- **OBJECTIVE**
Your task is to repeat all of the data exactly while excluding the pictures.
--
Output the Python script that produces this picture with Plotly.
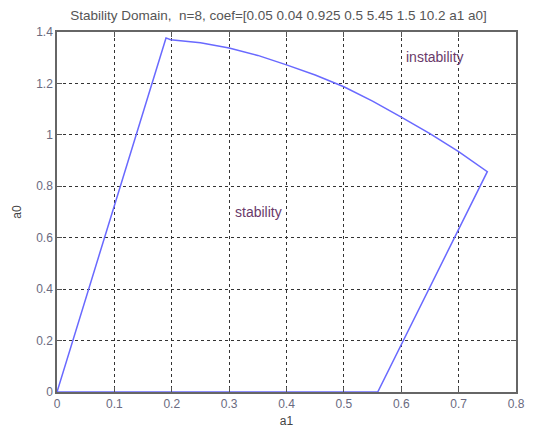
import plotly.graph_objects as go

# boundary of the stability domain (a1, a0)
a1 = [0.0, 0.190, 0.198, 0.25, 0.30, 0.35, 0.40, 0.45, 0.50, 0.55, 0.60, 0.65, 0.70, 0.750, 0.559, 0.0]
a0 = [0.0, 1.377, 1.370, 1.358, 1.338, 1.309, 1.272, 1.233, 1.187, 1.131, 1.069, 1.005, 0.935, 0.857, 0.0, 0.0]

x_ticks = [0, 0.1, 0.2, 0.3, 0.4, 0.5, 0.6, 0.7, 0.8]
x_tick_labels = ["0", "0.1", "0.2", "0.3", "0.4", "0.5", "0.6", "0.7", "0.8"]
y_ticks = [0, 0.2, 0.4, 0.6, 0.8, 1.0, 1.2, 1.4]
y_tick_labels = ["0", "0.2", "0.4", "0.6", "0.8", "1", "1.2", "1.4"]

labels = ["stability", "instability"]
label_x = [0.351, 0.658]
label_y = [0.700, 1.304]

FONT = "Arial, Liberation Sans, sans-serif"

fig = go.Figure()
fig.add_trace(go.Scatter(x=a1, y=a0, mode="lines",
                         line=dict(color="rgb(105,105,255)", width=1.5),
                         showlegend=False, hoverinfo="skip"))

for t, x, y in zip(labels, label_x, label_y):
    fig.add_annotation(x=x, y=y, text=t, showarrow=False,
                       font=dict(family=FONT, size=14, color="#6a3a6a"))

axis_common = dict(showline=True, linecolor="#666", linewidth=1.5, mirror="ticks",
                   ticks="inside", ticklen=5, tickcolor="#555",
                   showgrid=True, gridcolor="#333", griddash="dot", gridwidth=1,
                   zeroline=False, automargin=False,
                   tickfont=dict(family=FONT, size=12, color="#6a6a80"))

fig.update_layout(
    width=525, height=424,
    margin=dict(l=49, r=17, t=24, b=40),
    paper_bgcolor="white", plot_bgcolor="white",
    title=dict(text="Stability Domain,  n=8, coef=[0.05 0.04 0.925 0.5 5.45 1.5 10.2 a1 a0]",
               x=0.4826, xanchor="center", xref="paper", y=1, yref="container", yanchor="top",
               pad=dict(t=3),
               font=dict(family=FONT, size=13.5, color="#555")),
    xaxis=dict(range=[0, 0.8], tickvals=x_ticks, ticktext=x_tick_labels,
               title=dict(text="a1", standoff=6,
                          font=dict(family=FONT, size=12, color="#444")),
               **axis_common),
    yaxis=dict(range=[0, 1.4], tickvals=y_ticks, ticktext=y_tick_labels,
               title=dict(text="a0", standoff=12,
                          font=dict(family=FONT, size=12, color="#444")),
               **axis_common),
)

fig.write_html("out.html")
--
- **SOLUTION TO THIS TASK**
Output the Python script that produces this picture with Plotly.
import plotly.graph_objects as go

# boundary of the stability domain (a1, a0)
a1 = [0.0, 0.190, 0.198, 0.25, 0.30, 0.35, 0.40, 0.45, 0.50, 0.55, 0.60, 0.65, 0.70, 0.750, 0.559, 0.0]
a0 = [0.0, 1.377, 1.370, 1.358, 1.338, 1.309, 1.272, 1.233, 1.187, 1.131, 1.069, 1.005, 0.935, 0.857, 0.0, 0.0]

x_ticks = [0, 0.1, 0.2, 0.3, 0.4, 0.5, 0.6, 0.7, 0.8]
x_tick_labels = ["0", "0.1", "0.2", "0.3", "0.4", "0.5", "0.6", "0.7", "0.8"]
y_ticks = [0, 0.2, 0.4, 0.6, 0.8, 1.0, 1.2, 1.4]
y_tick_labels = ["0", "0.2", "0.4", "0.6", "0.8", "1", "1.2", "1.4"]

labels = ["stability", "instability"]
label_x = [0.351, 0.658]
label_y = [0.700, 1.304]

FONT = "Arial, Liberation Sans, sans-serif"

fig = go.Figure()
fig.add_trace(go.Scatter(x=a1, y=a0, mode="lines",
                         line=dict(color="rgb(105,105,255)", width=1.5),
                         showlegend=False, hoverinfo="skip"))

for t, x, y in zip(labels, label_x, label_y):
    fig.add_annotation(x=x, y=y, text=t, showarrow=False,
                       font=dict(family=FONT, size=14, color="#6a3a6a"))

axis_common = dict(showline=True, linecolor="#666", linewidth=1.5, mirror="ticks",
                   ticks="inside", ticklen=5, tickcolor="#555",
                   showgrid=True, gridcolor="#333", griddash="dot", gridwidth=1,
                   zeroline=False, automargin=False,
                   tickfont=dict(family=FONT, size=12, color="#6a6a80"))

fig.update_layout(
    width=525, height=424,
    margin=dict(l=49, r=17, t=24, b=40),
    paper_bgcolor="white", plot_bgcolor="white",
    title=dict(text="Stability Domain,  n=8, coef=[0.05 0.04 0.925 0.5 5.45 1.5 10.2 a1 a0]",
               x=0.4826, xanchor="center", xref="paper", y=1, yref="container", yanchor="top",
               pad=dict(t=3),
               font=dict(family=FONT, size=13.5, color="#555")),
    xaxis=dict(range=[0, 0.8], tickvals=x_ticks, ticktext=x_tick_labels,
               title=dict(text="a1", standoff=6,
                          font=dict(family=FONT, size=12, color="#444")),
               **axis_common),
    yaxis=dict(range=[0, 1.4], tickvals=y_ticks, ticktext=y_tick_labels,
               title=dict(text="a0", standoff=12,
                          font=dict(family=FONT, size=12, color="#444")),
               **axis_common),
)

fig.write_html("out.html")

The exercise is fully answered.